Enggak juga. Ia tidak alay dalam menyebut nama orang dan nama desa/tempat. Tapi
kata-kata lain lumayan alay. Khas [buruk] anak-anak usia ABG yang mengenal komunikasi via gadget elektronik.
Baik,
kembali ke lugunya. Selain nama calon suaminya, ia juga menyebutkan dengan
sangat jelas nama dirinya, nama adiknya, nama desa tempat tinggalnya, lokasi rumahnya,
nama almamaternya. Semuanya dengan ejaan yang jelas, tidak alay. Well, keluguan
ini sudah mengarah ke kecerobohan, bukan?
Beberapa jam
menjelang pernikahannya, ia juga pasang status tentang itu. Ia informasikan via
facebook. Apa tanggapan teman-teman di facebook? Seperti biasa: ucapan selamat.
Kemudian, lugu
dan corobohnya itu mulai berubah menjadi bodoh. Ia mempost status yang
menceritakan tentang perasaan pribadinya, tentang perasaannya menunggu malam
pertama ‘menjamu’ suaminya. Tidak dengan kalimat seperti yang saya tuliskan
ini, tetapi dengan pilihan kata yang vulgar. Beberapa temannya menangkap kesan murahan.

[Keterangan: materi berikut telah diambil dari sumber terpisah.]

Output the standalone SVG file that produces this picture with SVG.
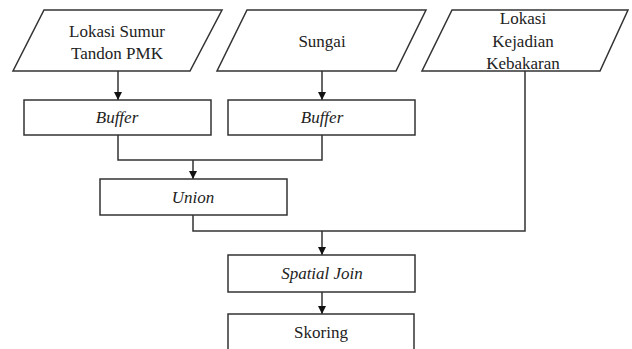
<svg xmlns="http://www.w3.org/2000/svg" width="632" height="349" viewBox="0 0 632 349">
<defs>
<marker id="arr" viewBox="0 0 10 10" refX="10" refY="5" markerWidth="8" markerHeight="9" markerUnits="userSpaceOnUse" orient="auto">
<path d="M0,0 L10,5 L0,10 Z" fill="#111"/>
</marker>
<style>
.shape{fill:#fff;stroke:#333;stroke-width:1.5}
.line{fill:none;stroke:#333;stroke-width:1.5}
.t{font-size:17px;fill:#222;text-anchor:middle}
.i{font-style:italic}
</style>
</defs>
<rect width="632" height="349" fill="#fff"/>
<g id="connectors">
<path class="line" d="M118,71 V100" marker-end="url(#arr)"/>
<path class="line" d="M322,71 V100" marker-end="url(#arr)"/>
<path class="line" d="M118,135 V160 H322 V135"/>
<path class="line" d="M193,160 V179" marker-end="url(#arr)"/>
<path class="line" d="M193,215 V231 H525 V71"/>
<path class="line" d="M322,231 V255" marker-end="url(#arr)"/>
<path class="line" d="M322,292 V314" marker-end="url(#arr)"/>
</g>
<g font-family="Liberation Serif, DejaVu Serif, serif">
<g id="lokasi-sumur">
<polygon class="shape" points="44,10 222,10 190,71 13,71"/>
<text class="t" x="117" y="37">Lokasi Sumur</text>
<text class="t" x="117" y="59">Tandon PMK</text>
</g>
<g id="sungai">
<polygon class="shape" points="247,10 426,10 396,71 217,71"/>
<text class="t" x="322" y="47">Sungai</text>
</g>
<g id="lokasi-kejadian">
<polygon class="shape" points="452,10 628,10 600,71 422,71"/>
<text class="t" x="523" y="24">Lokasi</text>
<text class="t" x="523" y="47">Kejadian</text>
<text class="t" x="523" y="69">Kebakaran</text>
</g>
<g id="buffer1">
<rect class="shape" x="24" y="100" width="187" height="35"/>
<text class="t i" x="117" y="123">Buffer</text>
</g>
<g id="buffer2">
<rect class="shape" x="228" y="100" width="187" height="35"/>
<text class="t i" x="322" y="123">Buffer</text>
</g>
<g id="union">
<rect class="shape" x="100" y="179" width="187" height="36"/>
<text class="t i" x="193" y="203">Union</text>
</g>
<g id="spatial-join">
<rect class="shape" x="228" y="255" width="187" height="37"/>
<text class="t i" x="322" y="279">Spatial Join</text>
</g>
<g id="skoring">
<rect class="shape" x="228" y="314" width="186" height="45"/>
<text class="t" x="321" y="338">Skoring</text>
</g>
</g>
</svg>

Beberapa menyayangkan karena mereka tahu almamater si R**a*su****I itu mencakup
pula dua buah pondok pesantren. Anak pesantren macam apa yang di media sosial
mengatakan pukinya gatal sudah ingin bermalam pertama? Lalu pula menceritakan
menginformasikan suara ah uh ah uh yang mereka buat dan situasi kamar-kamar saudara
mereka yang berdekatan? Juga rasa sakit di puki yang ia masih rasakan setelah
diperawani suaminya? (Hadeh, kok aku jadi ikut-ikutan vulgar?)
Beberapa temannya,
mungkin yang memang mengenalnya, atau minimal yang berbaik sangka, mengomentari
tidak percaya dan berharap itu ulah hacker.
Lucunya
kemudian, si pemilik akun lantas berkali-kali menuliskan bantahan. Berkali-kali
ia mengklarifikasi bahwa semua status itu memang dia yang bikin. Bahwa akun
facebooknya tidak sedang dibajak oleh siapapun. Juga, bahwa memang begitulah
kelakuannya—dan minta dimaklumi. Bahkan, ia menyebut teman-teman yang
mengatakan akunnya dibajak itu sebagai berburuk sangka.
Bagitu, itu
berarti dia tidak lagi bodoh. Itu lebih tepat dikategorikan sebagai “nggak
punya otak” atau minimal idiot. Betapa malunya teman-teman sealmamaternya [dan
juga institusi pondok pesantren yang pernah menerimanya] mengetahui ada sesama
mereka yang seidiot itu. Sangat mudah dibayangkan, menurutku.
Baiklah. Tidak
usah lagi kusebut-sebut akun itu. Aku sudah memblokirnya.
Yang aku
heran, tidakkah sekolah atau pondok pesantren atau lembaga pendidikan apapun
mendidik murid-muridnya untuk memiliki rasa malu? Saya yakin, semua melakukan
itu. Sayangnya, tidak semua murid memahami apa itu media sosial, apa itu rasa
malu, apa itu berbaik sangka.
Yang aku
heran, hari gini masih ada anak perempuan [alumni pondok pesantren pula] seidiot
itu?
Aku sejak
awal mau menegurnya. Tapi kuputuskan kutunda dulu. Kuikuti perkembangannya,
ternyata semakin parah. Dan itu tadi, teman-teman yang mengingatkannya, bahkan
yang mencoba melindungi nama baiknya, ia katakan sebagai berburuk sangka, tidak
berakal, dan sejenis itu.
So, what
else can I say or do? Daripada aku menegurnya—pasti dengan kosakata yang sangat
tidak sopan atau menusuk hati—lalu kuputuskan untuk memblokirnya saja. Mudah-mudahan
‘ketidakpedulianku’ kali ini tidak berakibat semakin buruknya dunia ini.
However,
aku sedih banget. Jika masih ada pemuda-pemudi kita yang selugu ini (lugu =
luarrrbiasa guobloknya), mau jadi apa bangsa ini?